What is the risk of exploitation of a security failure? Presumably, it is very high, because sensitive financial data is at stake. Compromises could lead to disastrous results, such as:

  • Someone other than the account owner gaining access to data

  • Legitimate account owner being presented with more information than should be transmitted

  • Account owner (or someone else) being able to perform unauthorized transactions

Our hypothetical financial institution must have as minimum business requirements (no doubt reinforced by legal and regulatory requirements) the need to protect data confidentiality and integrity.

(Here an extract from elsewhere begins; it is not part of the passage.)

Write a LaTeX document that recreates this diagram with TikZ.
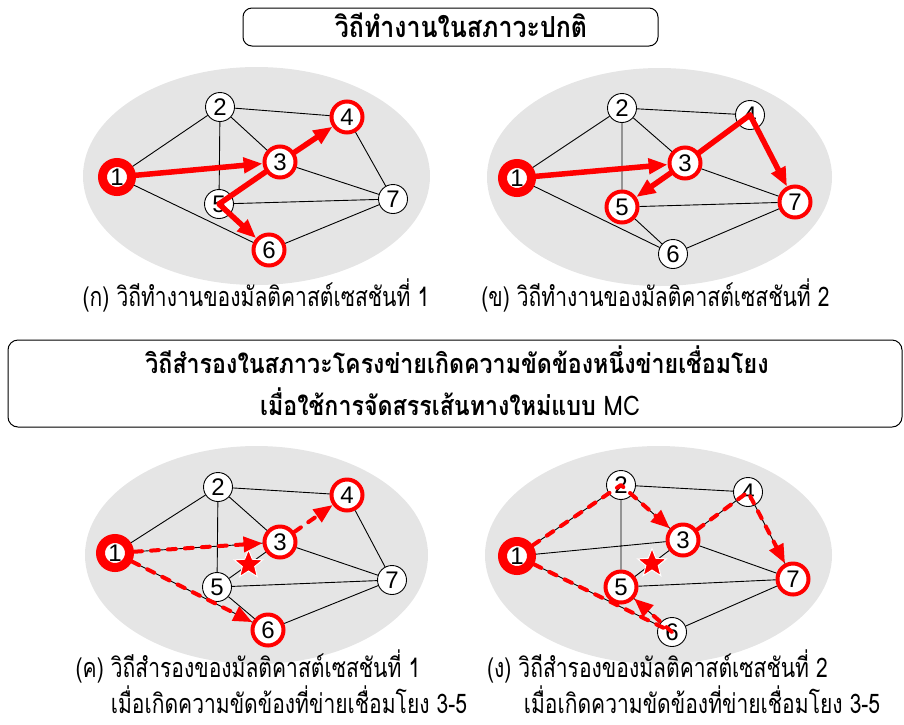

Trust Model Derived From the Example

Upon completion of a much more thorough analysis of threats, based on data flow analysis, risks, and business requirements, you have the information necessary to determine the appropriate trust model. In the example, to satisfy the requirements for confidentiality, integrity, and non-repudiation, there must be very stringent authentication and authorization mechanisms. Because sensitive data is being transmitted over the Internet, encryption should be required. The trust required is between the customer and the bank. No trust among the various customers using the online banking application is required or even allowed. Based on these facts, a direct trust model should be employed. Because the type of information a customer is allowed to access must be strictly controlled, the trust model incorporates the basic principle: data will be accessible only on a need-to-know basis.

Expressed more formally, our trust model might read something like the following:

  • The security architecture must implement a direct trust model.

  • All users must be identified and authenticated. Trust and authentication can never be implied or assumed.

  • No transitive or assumptive trust can exist between any component of the bank's computing environment and any external system.

  • Entities that are uniquely identified and authenticated may be trusted to access data and resources only on a predefined need-to-know basis.

  • Data transferred over the Internet between the bank and an authenticated user must be encrypted.